Music's Deep Dive: Finding Yourself in the Melody
What Music Actually Does to You
Put on a song right now. Any song. One that means something to you.
Close your eyes and actually listen.
Within seconds — maybe less — something happens. Your breathing shifts slightly. Your shoulders drop. A feeling rises that you didn't summon consciously and couldn't have produced through any other means in that moment. A memory surfaces. Or an emotion you didn't know was waiting. Or a sense of expansion, of being momentarily larger than the boundaries of your ordinary day.
Music does this. Every time. Reliably, precisely, without asking permission.
I've been thinking about why that is — and what it means for how we choose to use it.
The Distinction That Changed How I Listen
I used to have music on constantly. In the background while I worked, while I cooked, while I commuted. It was wallpaper — present but not really heard, there to fill silence rather than to say anything.
And then I went through a period where I started actually listening. Sitting with albums. Paying attention to what certain songs did to my internal state. Noticing which music left me feeling more like myself afterward, and which left me feeling vaguely hollowed out.
The distinction I found wasn't about genre, or production quality, or critical acclaim. It was about direction.
Some music points outward — it's designed to pull your attention toward noise, stimulation, the surface of experience. There's nothing wrong with it. Sometimes that's exactly what you want. But it doesn't take you anywhere.
Other music points inward. It creates space inside you rather than filling space around you. It slows something down. It makes room for feelings you've been carrying without realising it. It connects you to something you didn't know needed connecting to.
That second kind of music — I've started thinking of it as a tool for self-knowledge. Not entertainment. A tool.
Music as Emotional Intelligence
One of the things I've come to believe is that emotional intelligence isn't just about understanding your feelings — it's about having access to them. Many of us walk around with a background static of unprocessed emotion that we never quite get to, because the days are full and sitting with your own feelings is somehow never on the to-do list.
Music breaks through that. It bypasses the rational mind and goes directly to wherever feelings actually live. A particular chord progression, a particular voice, a particular lyric that catches you completely off guard and suddenly you're feeling something you'd been carrying for weeks without acknowledging it.
That moment of recognition — oh, that's what's been sitting there — is its own kind of healing. Not because the music fixes anything, but because it makes you available to yourself in a way that's harder to achieve through thinking alone.
My Own Relationship with Music
I listen to a lot of different things. Classical Indian music for early mornings — there's something about the geometry of a raga that organises my thinking before the day starts. Instrumental music when I'm writing, because words compete with words. More textured, emotional music when I need to process something — those are the sessions where I sit with it intentionally, no phone, just the music and whatever surfaces.
Certain albums have become almost like old friends. I know what they'll do to me when I put them on. I know which one I reach for when I need to feel brave, and which one I reach for when I need to feel less alone, and which one I reach for when I just need to feel something after a week of being numb.

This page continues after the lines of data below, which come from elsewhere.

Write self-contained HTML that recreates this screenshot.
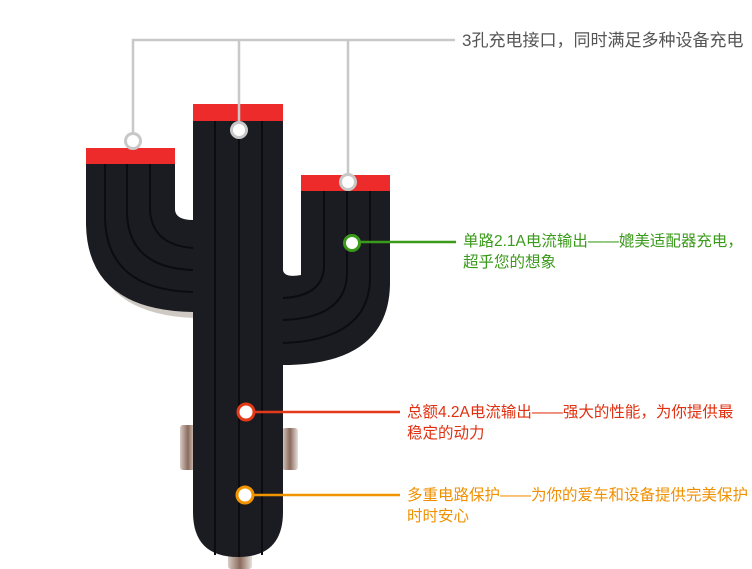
<!DOCTYPE html>
<html><head><meta charset="utf-8"><style>
body{margin:0;background:#fff;width:752px;height:569px;overflow:hidden;position:relative;font-family:"Liberation Sans","Noto Sans CJK SC",sans-serif}
.t{position:absolute;font-size:15.5px;white-space:nowrap;line-height:21px}
</style></head><body>
<svg width="752" height="569" style="position:absolute;left:0;top:0">
<defs><linearGradient id="m" x1="0" x2="1"><stop offset="0" stop-color="#d8ccc4"/><stop offset=".5" stop-color="#8a6a5c"/><stop offset="1" stop-color="#e8e0da"/></linearGradient></defs>
<rect x="180" y="425" width="16" height="45" rx="3" fill="url(#m)"/>
<rect x="282" y="428" width="16" height="42" rx="3" fill="url(#m)"/>
<rect x="228" y="548" width="24" height="21" rx="3" fill="url(#m)"/>
<path d="M92 240 Q100 315 195 318 L195 300 Z" fill="#cfc9c3"/>
<path fill="#1b1c22" d="M86 163 L175 163 L175 210 Q176 220 193 220 L193 120 L283 120 L283 270 Q284 278 301 275 L301 190 L390 190 L390 285 Q388 362 290 365 L283 365 L283 512 Q283 557 238 557 Q193 557 193 512 L193 312 Q88 310 86 225 Z"/>
<g stroke="#0c0c10" stroke-width="2" fill="none">
<path d="M215 120 V555 M239 120 V557 M262 120 V555"/>
<path d="M105 163 V220 Q108 290 193 292 M127 163 V215 Q130 268 193 270 M150 163 V210 Q152 245 193 248"/>
<path d="M370 190 V280 Q368 340 283 343 M347 190 V275 Q345 318 283 320 M324 190 V268 Q322 296 283 298"/>
</g>
<rect x="86" y="148" width="89" height="16" fill="#ee2b2b"/>
<rect x="193" y="104" width="90" height="17" fill="#ee2b2b"/>
<rect x="301" y="175" width="89" height="16" fill="#ee2b2b"/>
<g stroke="#c8c8c8" stroke-width="2.5" fill="none">
<path d="M133 133 V40 H455 M239 123 V40 M348 175 V40"/>
</g>
<g fill="#fff" stroke-width="3">
<circle cx="133" cy="141" r="7.5" stroke="#c8c8c8"/>
<circle cx="239" cy="130" r="7.5" stroke="#c8c8c8"/>
<circle cx="348" cy="182" r="7.5" stroke="#c8c8c8"/>
</g>
<line x1="358" y1="242" x2="456" y2="242" stroke="#3a9a1a" stroke-width="2.5"/>
<circle cx="352" cy="243" r="7.5" fill="#fff" stroke="#3a9a1a" stroke-width="3"/>
<line x1="253" y1="412" x2="400" y2="412" stroke="#e5391a" stroke-width="2.5"/>
<circle cx="246" cy="412" r="8" fill="#fff" stroke="#e5391a" stroke-width="3"/>
<line x1="252" y1="495" x2="400" y2="495" stroke="#f29400" stroke-width="2.5"/>
<circle cx="245" cy="495" r="8" fill="#fff" stroke="#f29400" stroke-width="3"/>
</svg>
<div class="t" style="left:462px;top:30px;color:#555;font-size:17px">3孔充电接口，同时满足多种设备充电</div>
<div class="t" style="left:463px;top:231px;color:#3a9a1a">单路2.1A电流输出——媲美适配器充电，<br>超乎您的想象</div>
<div class="t" style="left:407px;top:402px;color:#e03010">总额4.2A电流输出——强大的性能，为你提供最<br>稳定的动力</div>
<div class="t" style="left:407px;top:485px;color:#f09000">多重电路保护——为你的爱车和设备提供完美保护<br>时时安心</div>
</body></html>
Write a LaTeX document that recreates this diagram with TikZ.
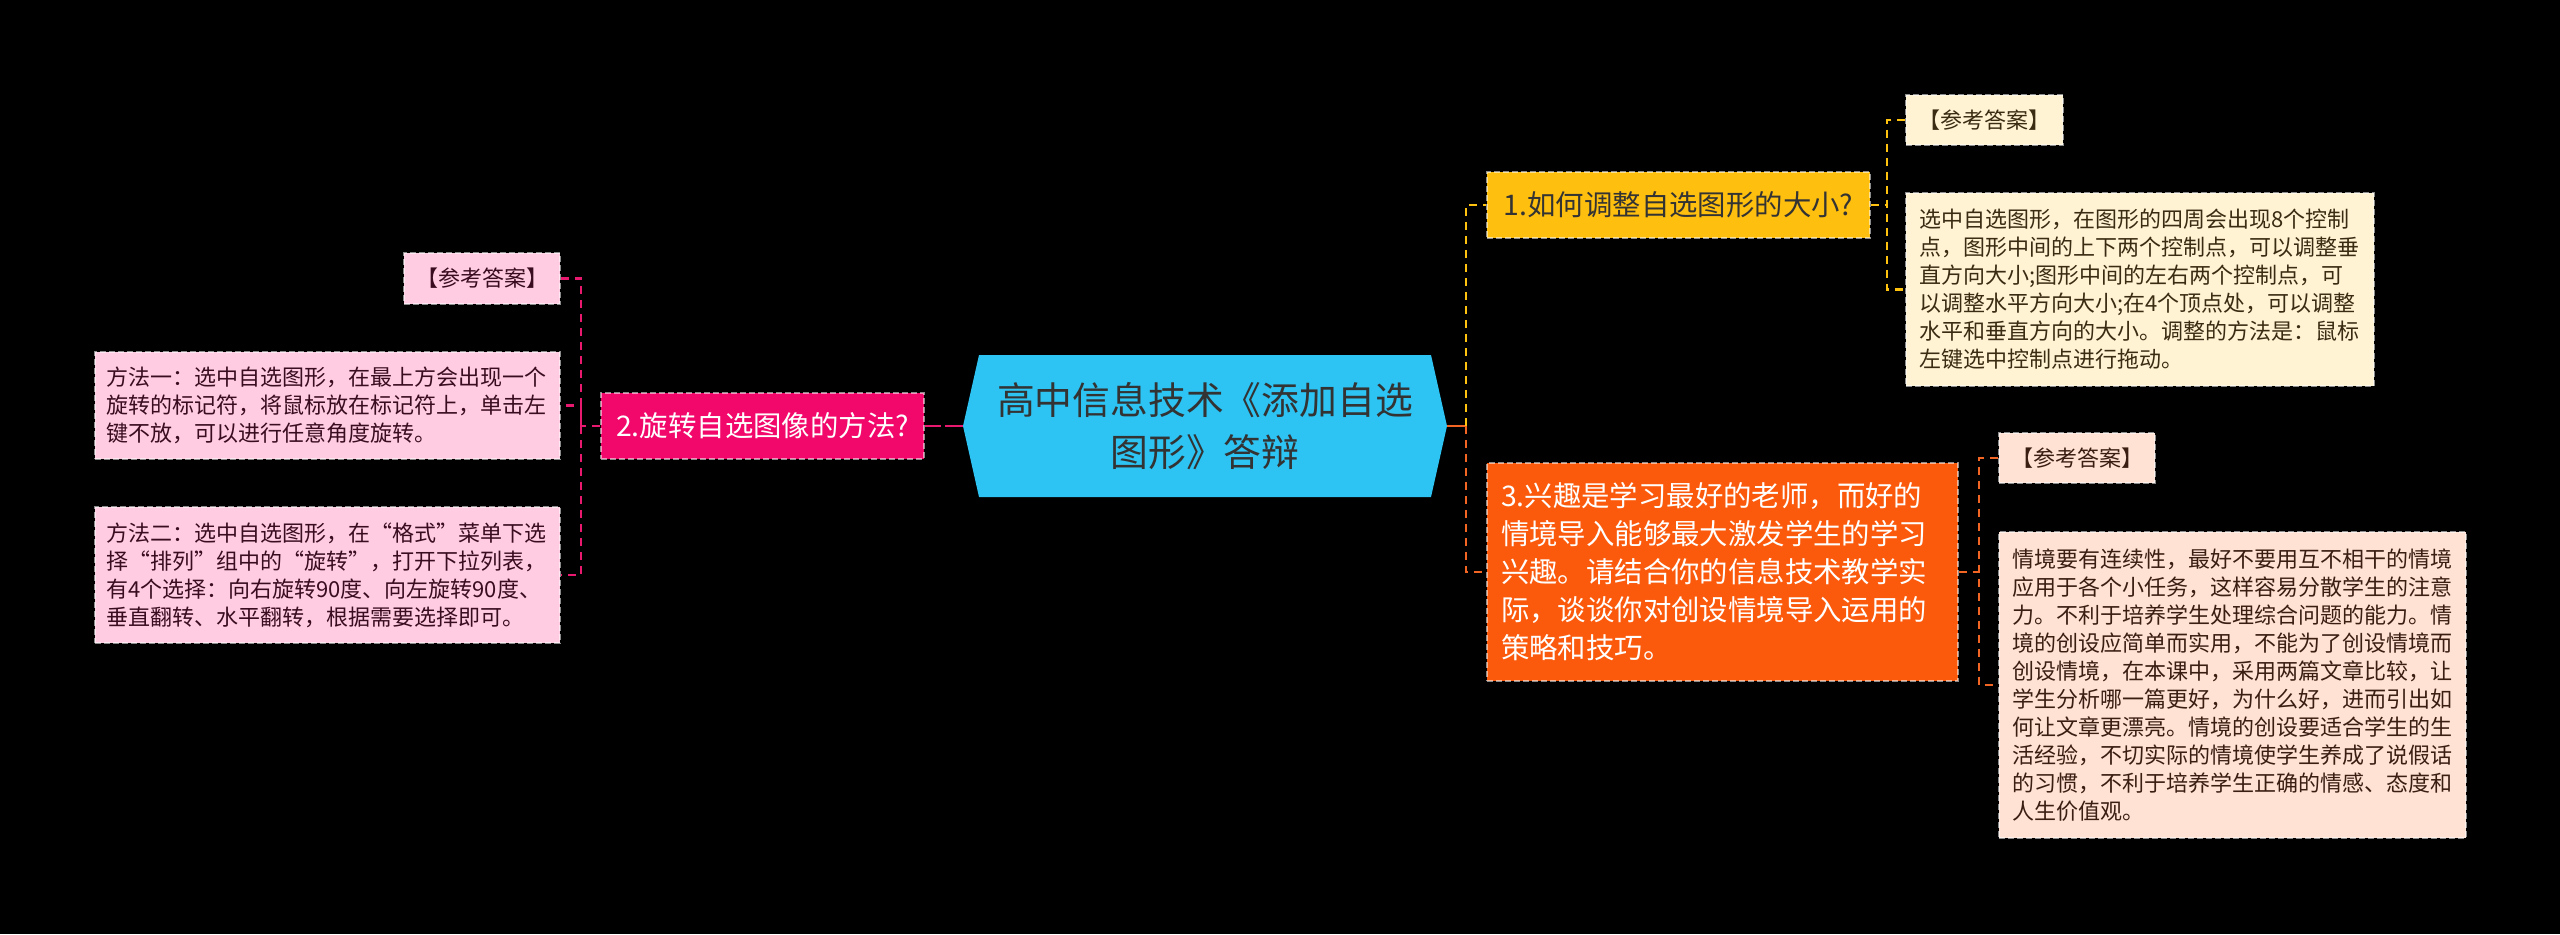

That's not a small thing. Knowing what you need is not a small thing. And music has been one of the clearest teachers I've had about my own inner landscape.
The Practice: Listening with Intention
I'm not suggesting you stop enjoying music casually. Background music, music for energy, music for mood — all of that is valid and good.
But I'd encourage you to carve out, even occasionally, a different kind of listening.
Choose something that matters to you. Not the most popular thing, or the most impressive thing — the thing that actually resonates. Put it on when you have fifteen minutes where nothing else needs your attention. No phone. No tasks running in the background.
Just listen. Notice what happens in your body. Notice what feelings arise. Notice what memories or thoughts surface without you inviting them.
You're not trying to analyse it or understand it. You're just being present with it — the way you'd be present with a conversation that actually matters.
What you find might surprise you. It usually does.
Choose Your Soundtrack Carefully
We are shaped by what we repeatedly expose ourselves to. This is true of the content we consume, the conversations we have, the environments we spend time in — and it's equally true of the music we listen to.
The sounds you surround yourself with are not neutral. They're actively shaping your inner landscape, your baseline emotional state, the quality of your attention.
That's not a reason to be precious about it. It's a reason to be a little more conscious. To curate rather than just absorb. To occasionally ask: is this taking me somewhere I want to go?
The right music, at the right moment, listened to with the right quality of attention, is one of the most accessible forms of inner work available to us.
It costs nothing. It requires no expertise. It's already there, waiting in whatever device is nearest to you right now.
The only question is whether you're listening — or just hearing it.